Thursday, December 16, 2010

Because It's Christmas...

...I will be posting WAY MORE than usual, since I am in the Frozen North with the pornstar-in-laws.

But also because its Christmas, I figure we could all help each other figure out what game stuff we want.


Say below the single best roleplaying supplement you have ever seen and why--in enough detail to convince someone to try to hunt down a copy.

"Core" books (dm guides, player's guides, and monster books) are not allowed. Adventures, sourcebooks, setting books, and suchlike stuff are.

For me it'd be the original Games Workshop Realms of Chaos books. Why? The finest RPG art ever produced (particularly in the second one--Adrian Smith). d1000 random mutation table. And the last word in Metal villains. It was all chaotic and it totally worked. Demon with grenade launcher for a hand and it totally didn't break the mood. Breathtaking.


  1. d20 Modern "Critical Locations".

    If you're running anything set in the modern era, it's got solid keyed maps for pretty much any location you'd wanna throw in there on the fly, from police stations to supermarkets to a typical highschool to a convention center.

    Largely system neutral, so you can easily adapt to your game of choice.

    Scuff the settings up and add some rubble and mutant mole people and you've got quick locations for your gritty, post-apocalyptic campaign.

    Heck, repurpose the rooms with a fantasy veneer and you've got an oddly familiar seeming dungeon. Wanna run an orcish Piggly Wiggly? There you go...

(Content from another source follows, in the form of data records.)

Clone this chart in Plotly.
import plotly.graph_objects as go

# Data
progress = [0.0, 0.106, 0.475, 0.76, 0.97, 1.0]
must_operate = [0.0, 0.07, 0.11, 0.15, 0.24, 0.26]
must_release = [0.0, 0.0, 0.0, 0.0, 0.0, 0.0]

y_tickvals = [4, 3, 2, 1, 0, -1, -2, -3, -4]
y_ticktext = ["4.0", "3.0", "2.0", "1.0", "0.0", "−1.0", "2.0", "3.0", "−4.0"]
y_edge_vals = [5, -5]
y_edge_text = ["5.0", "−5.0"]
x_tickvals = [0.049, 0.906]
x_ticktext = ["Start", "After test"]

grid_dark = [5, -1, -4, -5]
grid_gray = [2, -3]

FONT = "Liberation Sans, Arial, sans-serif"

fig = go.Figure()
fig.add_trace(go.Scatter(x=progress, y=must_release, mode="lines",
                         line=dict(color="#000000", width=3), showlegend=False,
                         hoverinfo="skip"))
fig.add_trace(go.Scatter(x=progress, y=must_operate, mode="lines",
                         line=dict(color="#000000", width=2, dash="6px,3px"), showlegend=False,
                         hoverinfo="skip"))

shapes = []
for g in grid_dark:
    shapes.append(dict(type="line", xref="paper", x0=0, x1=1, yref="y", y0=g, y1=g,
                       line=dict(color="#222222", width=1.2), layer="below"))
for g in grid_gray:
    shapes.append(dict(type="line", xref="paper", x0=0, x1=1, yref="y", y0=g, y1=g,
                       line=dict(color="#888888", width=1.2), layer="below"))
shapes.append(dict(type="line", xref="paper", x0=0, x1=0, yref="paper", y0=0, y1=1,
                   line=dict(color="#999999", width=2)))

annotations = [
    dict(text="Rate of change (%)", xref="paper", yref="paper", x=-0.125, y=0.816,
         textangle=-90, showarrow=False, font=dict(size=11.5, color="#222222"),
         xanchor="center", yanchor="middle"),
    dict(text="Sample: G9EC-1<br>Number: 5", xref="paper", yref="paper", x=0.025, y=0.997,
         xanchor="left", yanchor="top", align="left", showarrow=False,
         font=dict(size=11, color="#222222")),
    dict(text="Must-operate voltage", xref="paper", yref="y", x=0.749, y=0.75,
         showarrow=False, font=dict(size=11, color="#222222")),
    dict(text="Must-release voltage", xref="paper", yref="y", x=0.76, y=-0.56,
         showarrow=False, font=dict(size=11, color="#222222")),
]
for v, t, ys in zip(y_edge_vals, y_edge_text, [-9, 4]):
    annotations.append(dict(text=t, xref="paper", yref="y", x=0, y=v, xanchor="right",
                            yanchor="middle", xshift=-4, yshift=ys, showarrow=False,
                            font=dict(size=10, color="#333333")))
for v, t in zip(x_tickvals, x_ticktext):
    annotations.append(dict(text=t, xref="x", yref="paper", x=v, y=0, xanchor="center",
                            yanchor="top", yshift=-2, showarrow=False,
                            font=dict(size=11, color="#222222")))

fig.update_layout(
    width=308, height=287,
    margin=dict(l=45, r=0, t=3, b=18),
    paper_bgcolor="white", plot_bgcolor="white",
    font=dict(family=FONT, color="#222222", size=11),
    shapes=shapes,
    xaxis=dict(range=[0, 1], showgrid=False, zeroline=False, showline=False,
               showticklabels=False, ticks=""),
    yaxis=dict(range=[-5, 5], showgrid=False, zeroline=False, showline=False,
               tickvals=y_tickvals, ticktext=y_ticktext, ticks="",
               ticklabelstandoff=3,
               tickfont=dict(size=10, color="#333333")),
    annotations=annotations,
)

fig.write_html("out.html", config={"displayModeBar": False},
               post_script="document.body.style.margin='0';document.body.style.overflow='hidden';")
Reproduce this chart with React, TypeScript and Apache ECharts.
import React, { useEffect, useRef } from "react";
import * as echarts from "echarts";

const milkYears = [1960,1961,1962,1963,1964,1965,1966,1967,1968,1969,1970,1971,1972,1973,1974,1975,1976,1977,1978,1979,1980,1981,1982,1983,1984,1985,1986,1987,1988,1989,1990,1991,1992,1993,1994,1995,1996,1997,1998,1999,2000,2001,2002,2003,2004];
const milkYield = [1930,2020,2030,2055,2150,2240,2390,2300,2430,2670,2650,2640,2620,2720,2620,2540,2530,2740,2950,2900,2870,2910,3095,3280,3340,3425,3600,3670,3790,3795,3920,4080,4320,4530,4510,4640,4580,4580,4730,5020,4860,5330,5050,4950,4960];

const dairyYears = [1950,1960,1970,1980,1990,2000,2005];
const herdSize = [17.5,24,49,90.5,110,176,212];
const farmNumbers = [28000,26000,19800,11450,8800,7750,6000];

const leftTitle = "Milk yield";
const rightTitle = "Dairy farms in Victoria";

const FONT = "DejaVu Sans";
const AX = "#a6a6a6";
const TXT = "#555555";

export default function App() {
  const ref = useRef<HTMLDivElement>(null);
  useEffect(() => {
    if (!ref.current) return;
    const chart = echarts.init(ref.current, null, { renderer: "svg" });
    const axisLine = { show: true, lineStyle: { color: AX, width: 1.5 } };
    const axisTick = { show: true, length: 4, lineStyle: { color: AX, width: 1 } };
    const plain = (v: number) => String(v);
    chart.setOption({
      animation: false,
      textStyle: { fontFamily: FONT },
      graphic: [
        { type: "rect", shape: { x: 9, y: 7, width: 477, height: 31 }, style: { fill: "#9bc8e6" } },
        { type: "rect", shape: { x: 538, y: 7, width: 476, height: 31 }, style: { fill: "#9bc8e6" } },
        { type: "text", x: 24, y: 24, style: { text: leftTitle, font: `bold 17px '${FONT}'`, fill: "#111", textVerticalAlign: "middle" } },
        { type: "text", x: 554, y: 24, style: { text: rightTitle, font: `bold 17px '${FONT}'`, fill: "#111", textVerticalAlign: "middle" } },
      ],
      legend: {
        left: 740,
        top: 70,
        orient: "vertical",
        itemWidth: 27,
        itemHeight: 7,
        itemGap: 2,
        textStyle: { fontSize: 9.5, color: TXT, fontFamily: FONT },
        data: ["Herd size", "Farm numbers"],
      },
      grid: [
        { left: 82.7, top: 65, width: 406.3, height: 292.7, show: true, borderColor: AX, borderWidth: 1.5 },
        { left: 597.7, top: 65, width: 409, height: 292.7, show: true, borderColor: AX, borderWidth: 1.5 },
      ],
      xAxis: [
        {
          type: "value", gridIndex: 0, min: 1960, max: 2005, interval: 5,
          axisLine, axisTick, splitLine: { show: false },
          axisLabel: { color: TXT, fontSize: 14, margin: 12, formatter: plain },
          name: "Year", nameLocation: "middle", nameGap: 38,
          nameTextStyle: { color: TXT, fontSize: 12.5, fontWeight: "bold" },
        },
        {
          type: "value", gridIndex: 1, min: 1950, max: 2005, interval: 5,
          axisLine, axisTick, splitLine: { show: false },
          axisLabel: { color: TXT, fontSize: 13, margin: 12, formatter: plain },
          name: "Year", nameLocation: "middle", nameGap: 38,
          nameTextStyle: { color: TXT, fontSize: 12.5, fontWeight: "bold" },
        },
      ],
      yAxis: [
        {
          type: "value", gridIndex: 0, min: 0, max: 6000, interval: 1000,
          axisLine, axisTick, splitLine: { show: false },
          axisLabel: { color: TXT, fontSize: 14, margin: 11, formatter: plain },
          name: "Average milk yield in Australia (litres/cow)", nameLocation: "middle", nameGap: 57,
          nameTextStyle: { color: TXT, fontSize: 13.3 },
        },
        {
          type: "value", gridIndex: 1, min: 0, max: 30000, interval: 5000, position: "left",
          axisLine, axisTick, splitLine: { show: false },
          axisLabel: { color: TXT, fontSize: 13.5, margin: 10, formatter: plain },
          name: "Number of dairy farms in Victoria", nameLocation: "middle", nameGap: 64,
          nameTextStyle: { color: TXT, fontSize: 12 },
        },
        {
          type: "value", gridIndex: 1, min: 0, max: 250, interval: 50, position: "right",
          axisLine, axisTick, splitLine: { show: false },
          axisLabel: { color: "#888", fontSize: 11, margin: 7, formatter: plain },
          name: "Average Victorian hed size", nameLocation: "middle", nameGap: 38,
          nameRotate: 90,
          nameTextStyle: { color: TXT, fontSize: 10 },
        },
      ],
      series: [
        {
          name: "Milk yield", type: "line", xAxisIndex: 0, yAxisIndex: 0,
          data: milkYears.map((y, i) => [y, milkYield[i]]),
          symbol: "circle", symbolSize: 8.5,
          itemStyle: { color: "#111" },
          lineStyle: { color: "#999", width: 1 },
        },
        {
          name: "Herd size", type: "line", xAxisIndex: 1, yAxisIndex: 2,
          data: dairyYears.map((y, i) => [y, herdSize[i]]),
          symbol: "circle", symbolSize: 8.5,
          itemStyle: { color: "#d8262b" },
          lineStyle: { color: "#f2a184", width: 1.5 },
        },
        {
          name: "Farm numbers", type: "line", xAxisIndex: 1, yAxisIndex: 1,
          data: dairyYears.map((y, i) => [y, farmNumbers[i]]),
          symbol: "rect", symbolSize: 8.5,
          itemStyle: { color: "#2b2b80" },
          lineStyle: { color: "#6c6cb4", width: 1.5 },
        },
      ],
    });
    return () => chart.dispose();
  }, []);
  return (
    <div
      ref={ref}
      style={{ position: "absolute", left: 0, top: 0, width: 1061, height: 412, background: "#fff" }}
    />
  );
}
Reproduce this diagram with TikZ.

    Just thirty bux new on Amazon. Worth ten times as much when your characters blow their bluff checks or whatever and half the party winds up in the drunk tank down at the local police station and you need to run the scenario of their buddies busting them out.

  2. Chaosium's 1981 Thieves' World box set.

    Usable with several systems (...including Traveller!)
    DM and Player guides to sketch out the setting, give backstories on factions within the city, develop hooks, etc. but still quite skinnable.
    Good tables
    Excellent maps, not too detailed or too vague.

    Really good as a starting point for developing skills for a novice DM. Food for thought.

    Zak, as an aside, have you guys found a good games store yet in Montréal?

  3. One of my favourite source books comes from my favourite RPG Deadlands, the book in question is Lost Angels (

    The premise of the game is what would happen if a paranormal event had stopped the North from winning the civil war, the fighting rages on, the race to connect the East and West by rail is hotting up, a strange new material called ghost rock with incredible properties has been found and sparked a rush and in the midst of all of this reports of strange happenings abound with the dead rising and sightings of terryfing creatures.

    Nestled on the Western edge of this madness is the city of Lost Angels and that's what the book concentrates on, basically it gives you an outline of the city and the major players that live there, along with a few campaign suggestions without particularly forcing you down any one path. I always liked the style of the Deadlands books, with the "posse" section at the front for players and the "marshal's handbook" at the back for DMs, the artwork helps sell the feel of the place quite well.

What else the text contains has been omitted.